On July 22, 2004, Stewart filed her notice of appeal. One day earlier, Stewart filed a docketing statement with this Court, which left the portion of the form addressing the existence of a reporter's record and whether arrangements had been made for the payment of the reporter's record blank. The clerk's record shows that Stewart requested the reporter's record on August 4, 2004. See Tex.R.App.P. 34.6(b)(1) (at or before time for perfecting appeal, appellant must request in writing that reporter prepare reporter's record). No reporter's record was filed in this appeal. Stewart filed her brief on appeal without complaint that the reporter's record had not been filed. Rather, despite having already requested the reporter's record, Stewart argued in her brief that the default proceedings were not recorded by the court reporter and the absence of a reporter's record means there is no evidence to support the post-answer default judgment entered by the County Court at Law.

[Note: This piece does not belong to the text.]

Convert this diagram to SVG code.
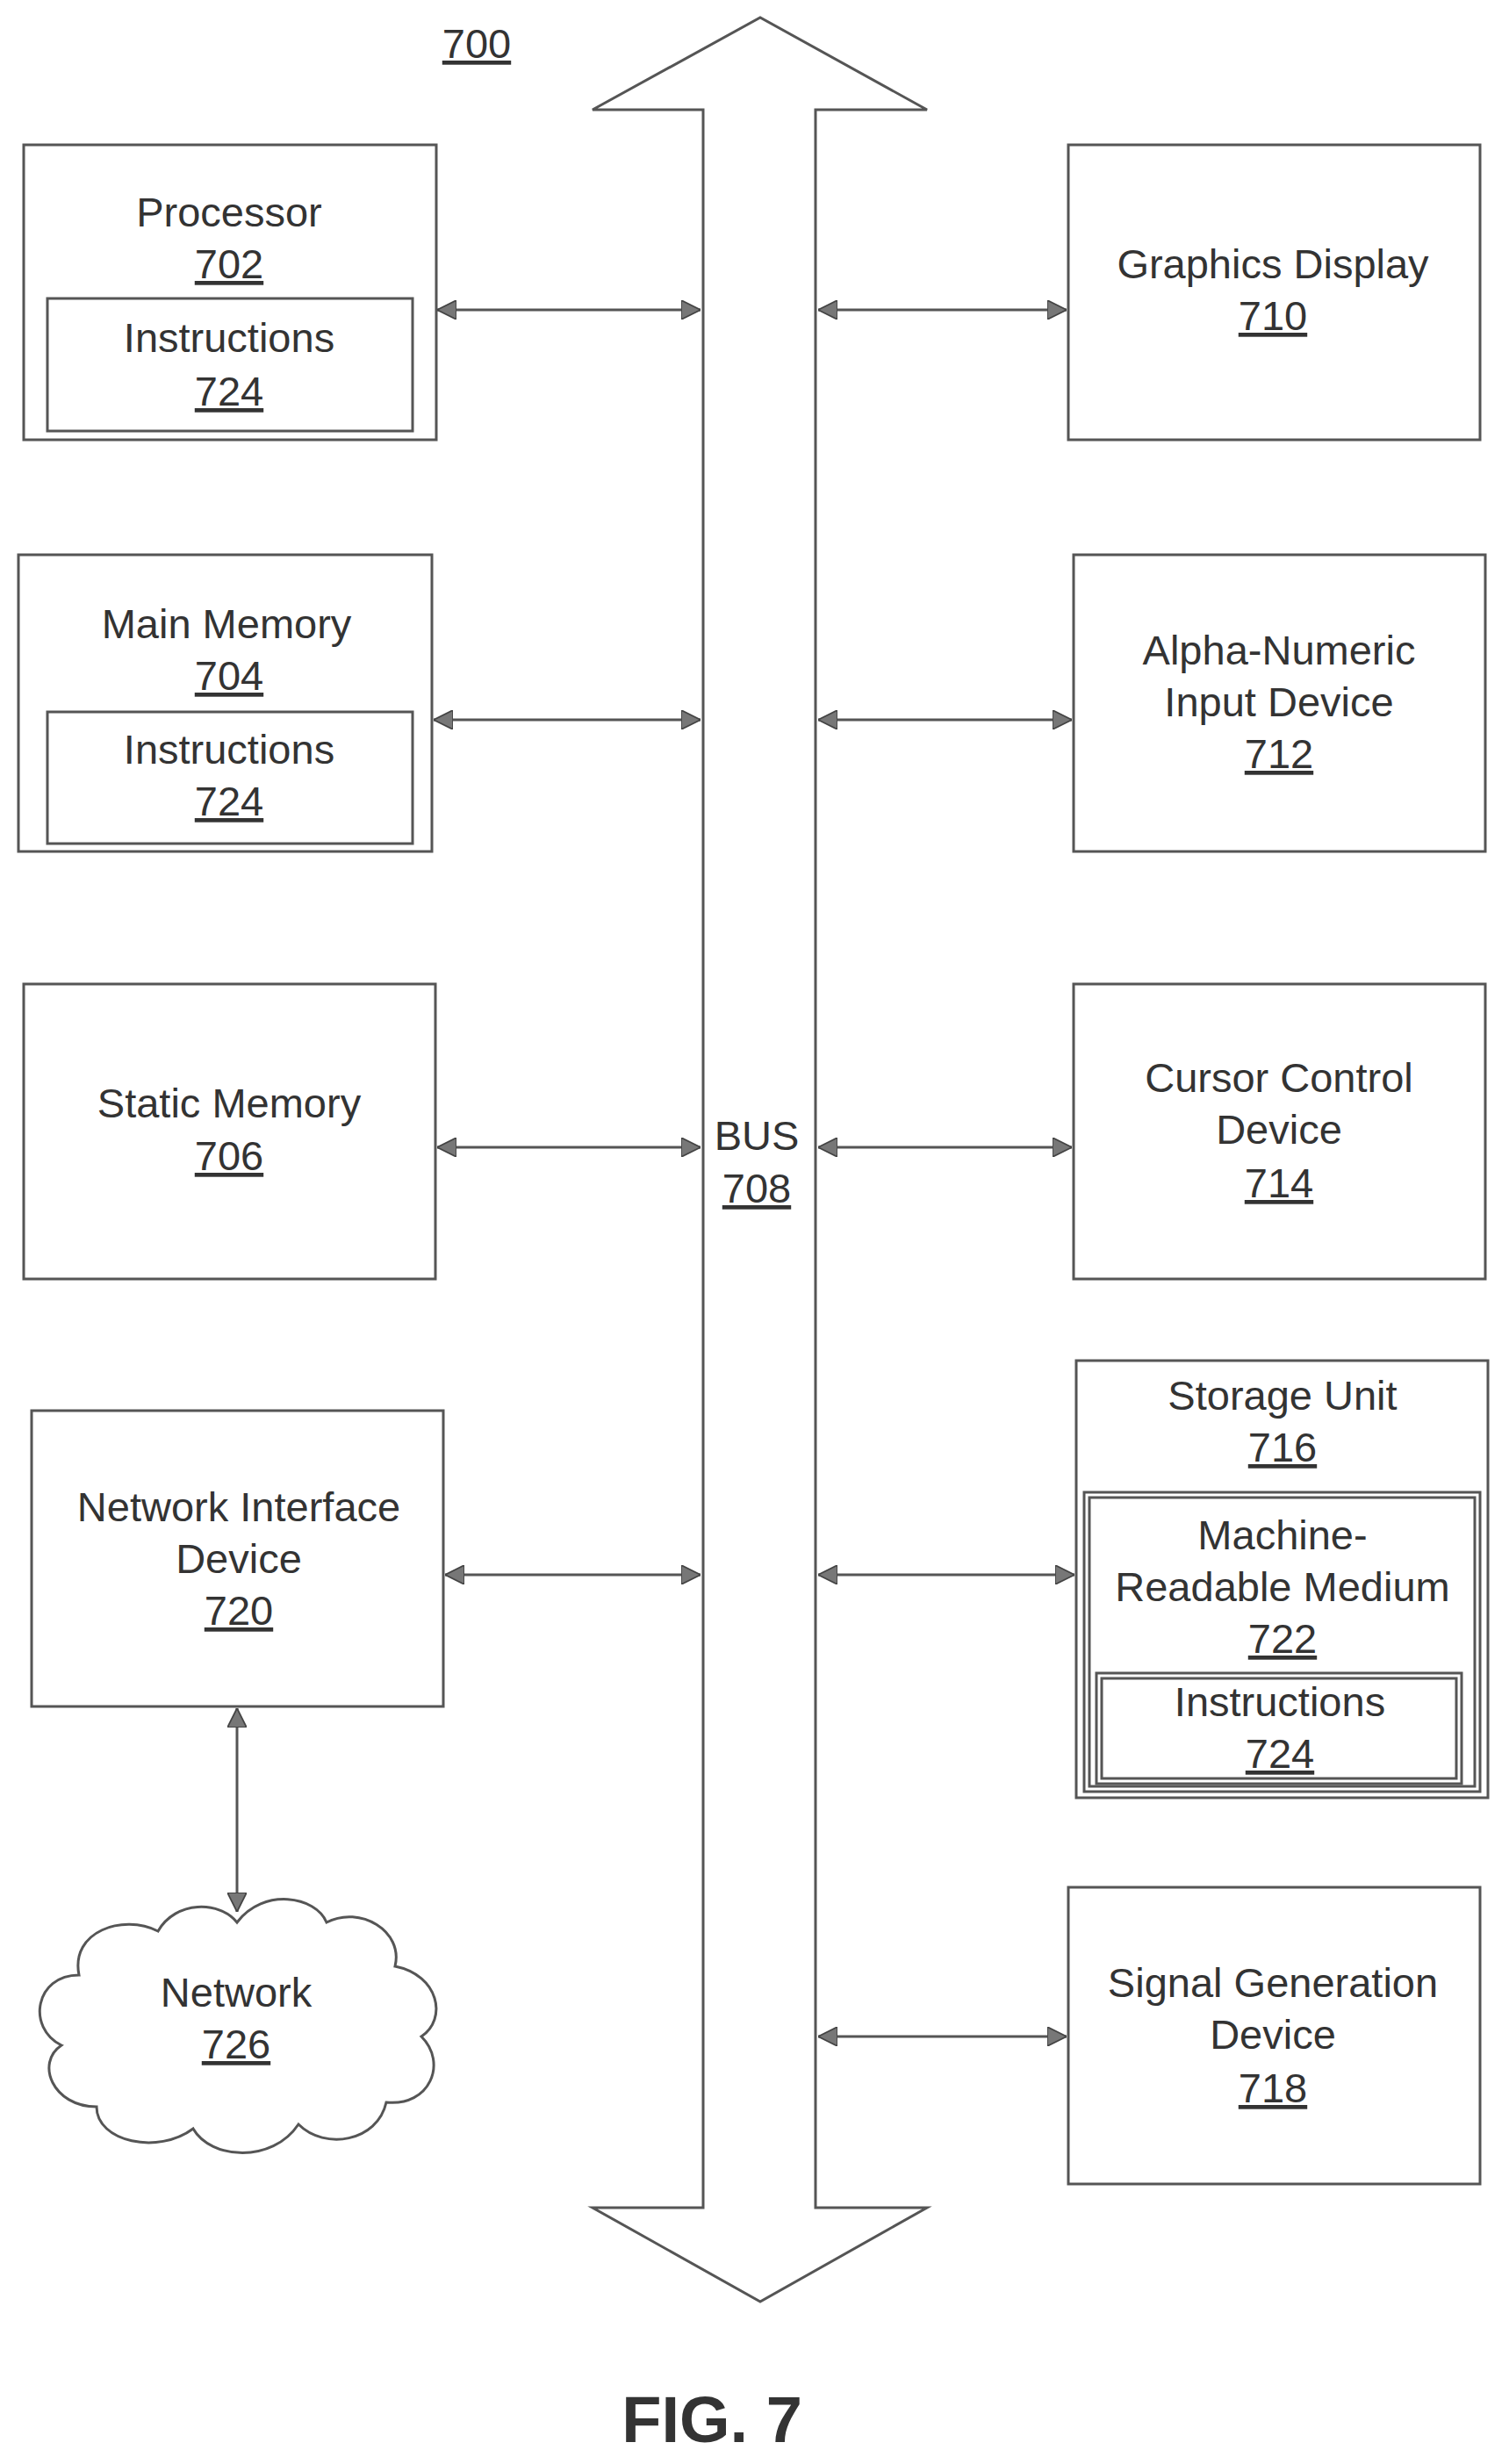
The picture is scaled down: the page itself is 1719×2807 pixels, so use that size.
<svg xmlns="http://www.w3.org/2000/svg" width="1719" height="2807" viewBox="0 0 1719 2807">
<defs>
<style>
.b{fill:none;stroke:#555;stroke-width:3}
.t{font-family:"Liberation Sans",Arial,sans-serif;font-size:47px;fill:#333;text-anchor:middle}
.u{text-decoration:underline}
.c{fill:none;stroke:#555;stroke-width:3}
</style>
<marker id="a" viewBox="0 0 10 10" refX="10" refY="5" markerWidth="22" markerHeight="22" markerUnits="userSpaceOnUse" orient="auto-start-reverse"><path d="M0,0L10,5L0,10z" fill="#777" stroke="#444" stroke-width="0.8"/></marker>
</defs>
<rect width="1719" height="2807" fill="#fff"/>
<text class="t u" x="543" y="66">700</text>
<g id="bus">
<path class="b" d="M801,125 L675,125 L866,20 L1056,125 L929,125 L929,2515 L1056,2515 L866,2622 L675,2515 L801,2515 Z"/>
<text class="t" x="862" y="1310">BUS</text><text class="t u" x="862" y="1370">708</text>
</g>
<g id="processor"><rect class="b" x="27" y="165" width="470" height="336"/><rect class="b" x="54" y="340" width="416" height="151"/>
<text class="t" x="261" y="258">Processor</text><text class="t u" x="261" y="317">702</text><text class="t" x="261" y="401">Instructions</text><text class="t u" x="261" y="462">724</text></g>
<g id="mainmem"><rect class="b" x="21" y="632" width="471" height="338"/><rect class="b" x="54" y="811" width="416" height="150"/>
<text class="t" x="258" y="727">Main Memory</text><text class="t u" x="261" y="786">704</text><text class="t" x="261" y="870">Instructions</text><text class="t u" x="261" y="929">724</text></g>
<g id="static"><rect class="b" x="27" y="1121" width="469" height="336"/>
<text class="t" x="261" y="1273">Static Memory</text><text class="t u" x="261" y="1333">706</text></g>
<g id="nic"><rect class="b" x="36" y="1607" width="469" height="337"/>
<text class="t" x="272" y="1733">Network Interface</text><text class="t" x="272" y="1792">Device</text><text class="t u" x="272" y="1851">720</text></g>
<g id="network"><path class="b" d="M270,2190 C300,2150 360,2160 372,2190 C410,2170 460,2200 450,2240 C500,2250 510,2300 480,2320 C510,2350 490,2400 440,2395 C430,2440 370,2450 340,2420 C310,2465 240,2460 220,2425 C180,2455 110,2440 110,2400 C60,2400 40,2350 70,2330 C30,2310 40,2250 90,2250 C80,2200 140,2180 180,2200 C200,2165 250,2165 270,2190 Z"/>
<text class="t" x="269" y="2286">Network</text><text class="t u" x="269" y="2345">726</text></g>
<g id="gfx"><rect class="b" x="1217" y="165" width="469" height="336"/>
<text class="t" x="1450" y="317">Graphics Display</text><text class="t u" x="1450" y="376">710</text></g>
<g id="alpha"><rect class="b" x="1223" y="632" width="469" height="338"/>
<text class="t" x="1457" y="757">Alpha-Numeric</text><text class="t" x="1457" y="816">Input Device</text><text class="t u" x="1457" y="875">712</text></g>
<g id="cursor"><rect class="b" x="1223" y="1121" width="469" height="336"/>
<text class="t" x="1457" y="1244">Cursor Control</text><text class="t" x="1457" y="1303">Device</text><text class="t u" x="1457" y="1364">714</text></g>
<g id="storage"><rect class="b" x="1226" y="1550" width="469" height="498"/><rect class="b" x="1235" y="1700" width="451" height="341"/><rect class="b" x="1241" y="1706" width="439" height="329"/><rect class="b" x="1249" y="1906" width="416" height="126"/><rect class="b" x="1255" y="1912" width="404" height="114"/>
<text class="t" x="1461" y="1606">Storage Unit</text><text class="t u" x="1461" y="1665">716</text><text class="t" x="1461" y="1765">Machine-</text><text class="t" x="1461" y="1824">Readable Medium</text><text class="t u" x="1461" y="1883">722</text><text class="t" x="1458" y="1955">Instructions</text><text class="t u" x="1458" y="2014">724</text></g>
<g id="signal"><rect class="b" x="1217" y="2150" width="469" height="338"/>
<text class="t" x="1450" y="2275">Signal Generation</text><text class="t" x="1450" y="2334">Device</text><text class="t u" x="1450" y="2395">718</text></g>
<g id="connectors">
<line class="c" x1="498" y1="353" x2="798" y2="353" marker-start="url(#a)" marker-end="url(#a)"/>
<line class="c" x1="932" y1="353" x2="1215" y2="353" marker-start="url(#a)" marker-end="url(#a)"/>
<line class="c" x1="494" y1="820" x2="798" y2="820" marker-start="url(#a)" marker-end="url(#a)"/>
<line class="c" x1="932" y1="820" x2="1221" y2="820" marker-start="url(#a)" marker-end="url(#a)"/>
<line class="c" x1="498" y1="1307" x2="798" y2="1307" marker-start="url(#a)" marker-end="url(#a)"/>
<line class="c" x1="932" y1="1307" x2="1221" y2="1307" marker-start="url(#a)" marker-end="url(#a)"/>
<line class="c" x1="507" y1="1794" x2="798" y2="1794" marker-start="url(#a)" marker-end="url(#a)"/>
<line class="c" x1="932" y1="1794" x2="1224" y2="1794" marker-start="url(#a)" marker-end="url(#a)"/>
<line class="c" x1="932" y1="2320" x2="1215" y2="2320" marker-start="url(#a)" marker-end="url(#a)"/>
<line class="c" x1="270" y1="1946" x2="270" y2="2178" marker-start="url(#a)" marker-end="url(#a)"/>
</g>
<text x="811" y="2782" style="font-family:'Liberation Sans',Arial,sans-serif;font-size:74px;font-weight:bold;fill:#333;text-anchor:middle">FIG. 7</text>
</svg>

No stipulation, testimony, affidavit of the court reporter, or certificate or affidavit of the trial judge evidencing the unavailability of the reporter's record appears in the record on appeal. Stewart may not fail to exercise due diligence in obtaining the reporter's record of the post-answer default hearing, claim there is no evidence to support the default judgment entered against her, and rely on her own failure to exercise due diligence to obtain the reporter's record to support her claim. Accordingly, we cannot conclude that there was no evidence to support the post-answer default judgment entered against Stewart.
V. CONCLUSION
For the reasons stated in our original memorandum opinion and in this supplemental memorandum opinion on motion for rehearing, we conclude the trial court did not err when it entered a default judgment against her as a result of her failure to appear and it did not abuse its discretion when Stewart's motion for new trial was overruled by operation of law. We deny Stewart's motion for rehearing.